Ireland is the only euro member subjecting the fiscal treaty to a national test of opinion after the country's attorney general ruled last month that Ireland's constitution required a referendum.
Euroskeptical Irish voters have complicated the passage of the European Union treaties before - in 2001 and 2008. The government overturned both results in replayed referendums a year later.
This time, anticipating a further Irish rebuff to EU plans, the fiscal treaty's designers decided the new rules will become binding for ratifying countries in early 2013 even if as few as 12 eurozone members approve the pact.

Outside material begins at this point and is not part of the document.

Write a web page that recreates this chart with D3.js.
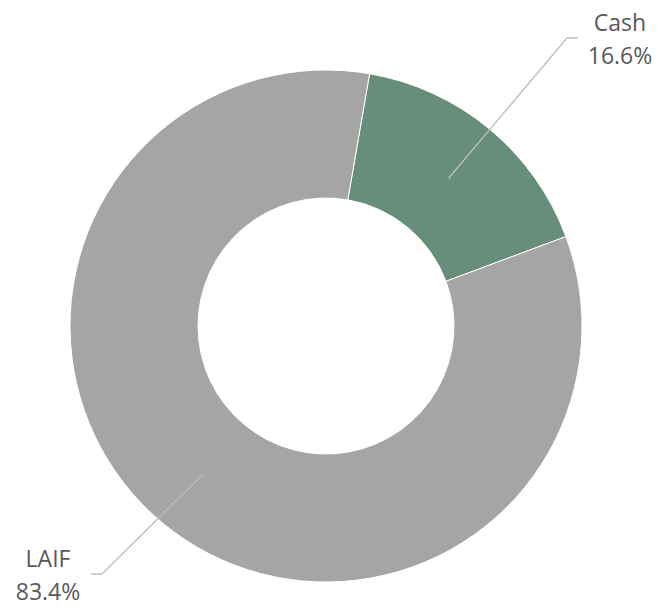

Previous treaties required unanimous approval.
Two nations outside the eurozone, the United Kingdom and the Czech Republic, declined to support the fiscal treaty at its Brussels signing March 2. Irish Prime Minister Enda Kenny did sign, but noted that voters could render this null and void.
Should a majority of Irish voters reject the tougher rules, the Ireland will suffer a major impact.

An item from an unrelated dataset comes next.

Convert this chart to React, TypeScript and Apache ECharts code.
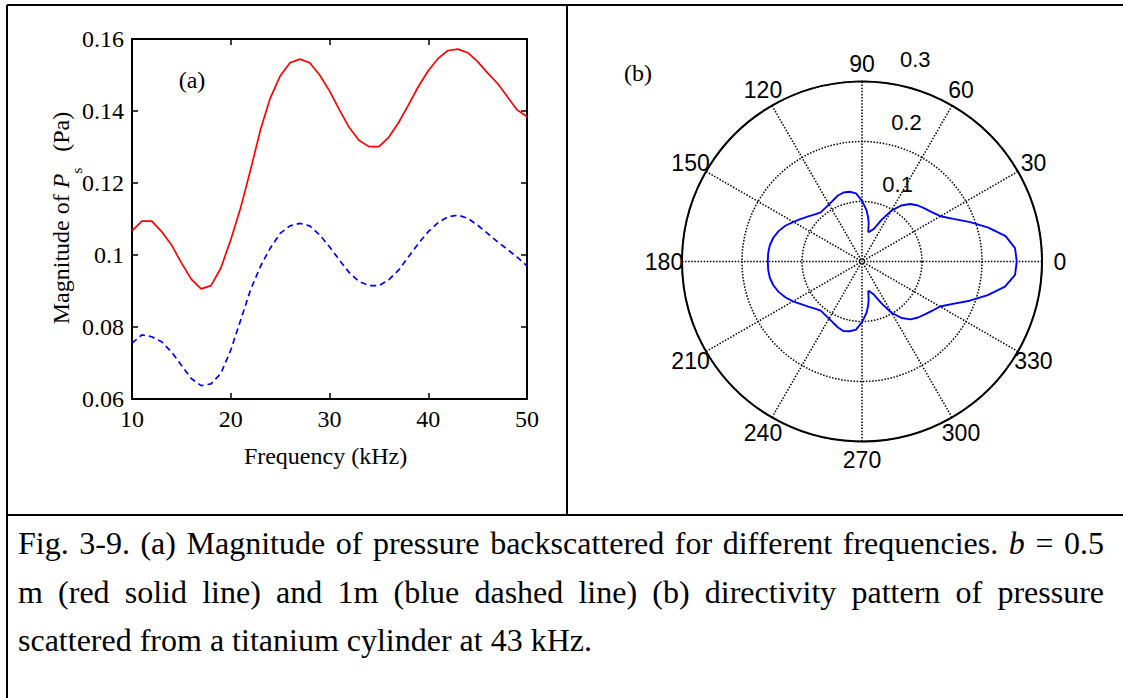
import React, { useEffect, useRef } from "react";
import * as echarts from "echarts";

// ---------------- data ----------------
const freqKHz = [10, 11, 12, 13, 14, 15, 16, 17, 18, 19, 20, 21, 22, 23, 24, 25, 26, 27, 28, 29, 30, 31, 32, 33, 34, 35, 36, 37, 38, 39, 40, 41, 42, 43, 44, 45, 46, 47, 48, 49, 50];
// b = 0.5 m (red solid)
const redSolidB05 = [0.1067, 0.1094, 0.1094, 0.1065, 0.1028, 0.0978, 0.0933, 0.0906, 0.0915, 0.0964, 0.1042, 0.1131, 0.1236, 0.1347, 0.1436, 0.1497, 0.1534, 0.1544, 0.1534, 0.15, 0.1456, 0.1403, 0.1354, 0.1318, 0.1301, 0.1301, 0.1327, 0.1368, 0.1417, 0.1468, 0.1512, 0.1546, 0.1568, 0.1572, 0.1562, 0.1537, 0.1506, 0.1477, 0.144, 0.1403, 0.1384];
// b = 1 m (blue dashed)
const blueDashedB1 = [0.0755, 0.0778, 0.0773, 0.0759, 0.0731, 0.0694, 0.0657, 0.0637, 0.0642, 0.0671, 0.0736, 0.0819, 0.0903, 0.0968, 0.1019, 0.106, 0.1081, 0.1088, 0.1081, 0.1056, 0.1023, 0.0986, 0.0951, 0.0926, 0.0915, 0.0915, 0.0931, 0.0958, 0.0995, 0.1032, 0.1065, 0.109, 0.1106, 0.1111, 0.1102, 0.1083, 0.106, 0.1037, 0.1016, 0.0994, 0.097];

// directivity pattern at 43 kHz
const polarAngles = [0, 5, 10, 15, 20, 25, 30, 35, 40, 45, 50, 55, 60, 65, 70, 75, 78, 80, 82, 85, 90, 95, 100, 105, 110, 115, 120, 125, 130, 135, 140, 145, 150, 155, 160, 165, 170, 175, 180, 185, 190, 195, 200, 205, 210, 215, 220, 225, 230, 235, 240, 245, 250, 255, 260, 265, 270, 275, 278, 280, 282, 285, 290, 295, 300, 305, 310, 315, 320, 325, 330, 335, 340, 345, 350, 355, 360];
const polarRadii = [0.258, 0.256, 0.243, 0.218, 0.192, 0.168, 0.151, 0.143, 0.137, 0.132, 0.125, 0.114, 0.098, 0.076, 0.058, 0.052, 0.05, 0.064, 0.074, 0.086, 0.101, 0.114, 0.118, 0.119, 0.117, 0.113, 0.11, 0.108, 0.107, 0.111, 0.117, 0.124, 0.132, 0.141, 0.148, 0.153, 0.156, 0.157, 0.157, 0.157, 0.156, 0.153, 0.148, 0.141, 0.133, 0.124, 0.117, 0.111, 0.107, 0.108, 0.11, 0.113, 0.117, 0.12, 0.118, 0.114, 0.101, 0.086, 0.074, 0.064, 0.05, 0.052, 0.059, 0.077, 0.099, 0.115, 0.126, 0.132, 0.137, 0.143, 0.15, 0.167, 0.191, 0.217, 0.242, 0.256, 0.258];

const angleTickLabels = [0, 30, 60, 90, 120, 150, 180, 210, 240, 270, 300, 330];
const radiusTickLabels = [0.1, 0.2, 0.3];

const yTitleParts = ["Magnitude of ", "P", "s", "(Pa)"];
const xTitle = "Frequency (kHz)";

const captionLine1 = ["Fig.", "3-9.", "(a)", "Magnitude", "of", "pressure", "backscattered", "for", "different", "frequencies.", "b", "=", "0.5"];
const captionLine2 = ["m", "(red", "solid", "line)", "and", "1m", "(blue", "dashed", "line)", "(b)", "directivity", "pattern", "of", "pressure"];
const captionLine3 = "scattered from a titanium cylinder at 43 kHz.";
const captionItalicWord = "b";

// ---------------- layout / style ----------------
const SERIF = '"Liberation Serif", "Times New Roman", serif';
const SANS = '"Liberation Sans", Arial, sans-serif';
const W = 1123;
const H = 698;
const GRID = { left: 132, top: 39, width: 395, height: 360 };
const PC = [862, 261.5];
const PR = 180;
const LEFT_FONT = 24;
const CAP_SIZE = 32;
const CAP_LEFT = 18;
const CAP_RIGHT = 1104;

const measureCtx = document.createElement("canvas").getContext("2d") as CanvasRenderingContext2D;
function measure(text: string, font: string) {
  measureCtx.font = font;
  return measureCtx.measureText(text).width;
}

function justified(words: string[], y: number) {
  const fonts = words.map((w) => `${w === captionItalicWord ? "italic " : ""}${CAP_SIZE}px ${SERIF}`);
  const widths = words.map((w, i) => measure(w, fonts[i]));
  const total = widths.reduce((a, b) => a + b, 0);
  const gap = (CAP_RIGHT - CAP_LEFT - total) / (words.length - 1);
  let x = CAP_LEFT;
  return words.map((w, i) => {
    const el = {
      type: "text",
      x,
      y,
      style: {
        text: w,
        fontSize: CAP_SIZE,
        fontFamily: SERIF,
        fontStyle: w === captionItalicWord ? "italic" : "normal",
        fill: "#000",
        align: "left",
        textAlign: "left",
        verticalAlign: "middle",
        textVerticalAlign: "middle",
      },
    };
    x += widths[i] + gap;
    return el;
  });
}

function lineEl(x1: number, y1: number, x2: number, y2: number) {
  return { type: "line", shape: { x1, y1, x2, y2 }, style: { stroke: "#000", lineWidth: 2 } };
}

function textEl(x: number, y: number, text: string, fontSize: number, family: string, align = "center") {
  return {
    type: "text",
    x,
    y,
    style: {
      text,
      fontSize,
      fontFamily: family,
      fill: "#000",
      align,
      textAlign: align,
      verticalAlign: "middle",
      textVerticalAlign: "middle",
    },
  };
}

// y-axis title: rotated segments laid out upward with measured widths
function yTitle() {
  const mainX = 61;
  const subX = 77;
  const centerY = 218;
  const subSize = 15;
  const gapBeforeUnit = 16;
  const fonts = [
    `${LEFT_FONT}px ${SERIF}`,
    `italic ${LEFT_FONT}px ${SERIF}`,
    `${subSize}px ${SERIF}`,
    `${LEFT_FONT}px ${SERIF}`,
  ];
  const widths = yTitleParts.map((t, i) => measure(t, fonts[i]));
  const total = widths.reduce((a, b) => a + b, 0) + gapBeforeUnit;
  let y = centerY + total / 2;
  const els: any[] = [];
  yTitleParts.forEach((t, i) => {
    if (i === 3) y -= gapBeforeUnit;
    const isSub = i === 2;
    els.push({
      type: "text",
      x: isSub ? subX : mainX,
      y,
      rotation: Math.PI / 2,
      style: {
        text: t,
        fontSize: isSub ? subSize : LEFT_FONT,
        fontFamily: SERIF,
        fontStyle: i === 1 ? "italic" : "normal",
        fill: "#000",
        align: "left",
        textAlign: "left",
        verticalAlign: "middle",
        textVerticalAlign: "middle",
      },
    });
    y -= widths[i];
  });
  return els;
}

function buildOption() {
  const axisBase = {
    type: "value",
    axisLine: { show: true, onZero: false, lineStyle: { color: "#000", width: 2 } },
    axisTick: { show: true, inside: true, length: 6, lineStyle: { color: "#000", width: 1.5 } },
    splitLine: { show: false },
  };
  const tickFont = { fontFamily: SERIF, fontSize: LEFT_FONT, color: "#000" };
  const dotted = { color: "#000", width: 1.5, type: [1.5, 1.6] };

  const angleLabelEls = angleTickLabels.map((a) => {
    const rad = (a * Math.PI) / 180;
    return textEl(PC[0] + 1.1 * PR * Math.cos(rad), PC[1] - 1.1 * PR * Math.sin(rad), String(a), 23, SANS);
  });
  const c82 = Math.cos((82 * Math.PI) / 180);
  const s82 = Math.sin((82 * Math.PI) / 180);
  const radiusLabelEls = radiusTickLabels.map((v) => {
    const r = 1.05 * (v / 0.3) * PR;
    return textEl(PC[0] + c82 * r + 11.6, PC[1] - s82 * r - 14.6, String(v), 22, SANS, "left");
  });

  const graphic: any[] = [
    lineEl(7, 5, W, 5),
    lineEl(7, 5, 7, H),
    lineEl(567, 5, 567, 515),
    lineEl(7, 515, W, 515),
    textEl(192, 80, "(a)", LEFT_FONT, SERIF),
    textEl(638, 73, "(b)", LEFT_FONT, SERIF),
    ...yTitle(),
    ...angleLabelEls,
    ...radiusLabelEls,
    ...justified(captionLine1, 543),
    ...justified(captionLine2, 592),
    textEl(CAP_LEFT, 640, captionLine3, CAP_SIZE, SERIF, "left"),
  ];

  return {
    animation: false,
    backgroundColor: "#fff",
    grid: { ...GRID, containLabel: false },
    xAxis: [
      {
        ...axisBase,
        gridIndex: 0,
        position: "bottom",
        min: 10,
        max: 50,
        interval: 10,
        axisLabel: { ...tickFont, margin: 8 },
        name: xTitle,
        nameLocation: "middle",
        nameGap: 45,
        nameTextStyle: { fontFamily: SERIF, fontSize: LEFT_FONT, color: "#000", padding: [0, 8, 0, 0] },
      },
      { ...axisBase, gridIndex: 0, position: "top", min: 10, max: 50, interval: 10, axisLabel: { show: false } },
    ],
    yAxis: [
      {
        ...axisBase,
        gridIndex: 0,
        position: "left",
        min: 0.06,
        max: 0.16,
        interval: 0.02,
        axisLabel: { ...tickFont, margin: 8, formatter: (v: number) => String(parseFloat(v.toFixed(2))) },
      },
      { ...axisBase, gridIndex: 0, position: "right", min: 0.06, max: 0.16, interval: 0.02, axisLabel: { show: false } },
    ],
    polar: { center: PC, radius: PR },
    angleAxis: {
      type: "value",
      min: 0,
      max: 360,
      interval: 30,
      startAngle: 0,
      clockwise: false,
      axisLine: { show: true, lineStyle: { color: "#000", width: 2 } },
      axisTick: { show: false },
      axisLabel: { show: false },
      splitLine: { show: true, lineStyle: dotted },
    },
    radiusAxis: {
      type: "value",
      min: 0,
      max: 0.3,
      interval: 0.1,
      axisLine: { show: false },
      axisTick: { show: false },
      axisLabel: { show: false },
      splitLine: { show: true, lineStyle: dotted },
    },
    series: [
      {
        name: "b = 0.5 m",
        type: "line",
        xAxisIndex: 0,
        yAxisIndex: 0,
        data: freqKHz.map((f, i) => [f, redSolidB05[i]]),
        symbol: "none",
        showSymbol: false,
        lineStyle: { color: "#ff0000", width: 1.7 },
        itemStyle: { color: "#ff0000" },
      },
      {
        name: "b = 1 m",
        type: "line",
        xAxisIndex: 0,
        yAxisIndex: 0,
        data: freqKHz.map((f, i) => [f, blueDashedB1[i]]),
        symbol: "none",
        showSymbol: false,
        lineStyle: { color: "#0000ff", width: 1.7, type: [6, 4] },
        itemStyle: { color: "#0000ff" },
      },
      {
        name: "directivity 43 kHz",
        type: "line",
        coordinateSystem: "polar",
        polarIndex: 0,
        data: polarAngles.map((a, i) => [polarRadii[i], a]),
        symbol: "none",
        showSymbol: false,
        lineStyle: { color: "#0000ff", width: 1.9 },
        itemStyle: { color: "#0000ff" },
      },
    ],
    graphic,
  };
}

export default function App() {
  const ref = useRef<HTMLDivElement>(null);
  useEffect(() => {
    document.body.style.margin = "0";
    if (!ref.current) return;
    const chart = echarts.init(ref.current, undefined, { renderer: "svg" });
    chart.setOption(buildOption() as any);
    return () => chart.dispose();
  }, []);
  return <div ref={ref} style={{ width: W, height: H, background: "#fff" }} />;
}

The fiscal treaty specifies that dissenting governments will be blocked from tapping EU funds as part of any future bailout. Ireland's government currently relies on a (EURO)67.5 billion ($90 billion) European-International Monetary Fund credit line due to run out in 2013, and may require a second bailout agreement next year if it cannot resume borrowing on bond markets at affordable rates.
The treaty would bind ratifying members to deliver annual budgets no more than 0.5 percent in deficit versus their gross domestic product. The current much-violated eurozone rule is 3 percent of GDP. Ireland has overspent that limit every year since 2007 as its GDP and tax takes have plummeted.
The fiscal treaty does permit greater flexibility for those countries with national debts below 60 percent of GDP. They can run deficits as high as 1 percent. But Ireland's debt-to-GDP ratio is currently at 107 percent and forecast to keep rising.
The treaty creates new powers for the EU's executive branch, the European Commission, to sue deficit-breaching members in the European Court of Justice. Those found guilty could suffer a maximum fine equivalent to 0.1 percent of their GDP, adding to their deficit.
But the treaty provides many loopholes to avoid or delay punishment for exceeding deficit targets. Those countries already dependent on European-IMF funding - Ireland, Greece and Portugal - have their own deficit-reduction targets in place.
In Ireland's case, the EU and IMF expect its deficit to fall back below 3 percent of GDP only by 2016. Ireland's own government still hopes to hit that target a year sooner. Its 2011 deficit was 10 percent and its 2012 target is 8.6 percent.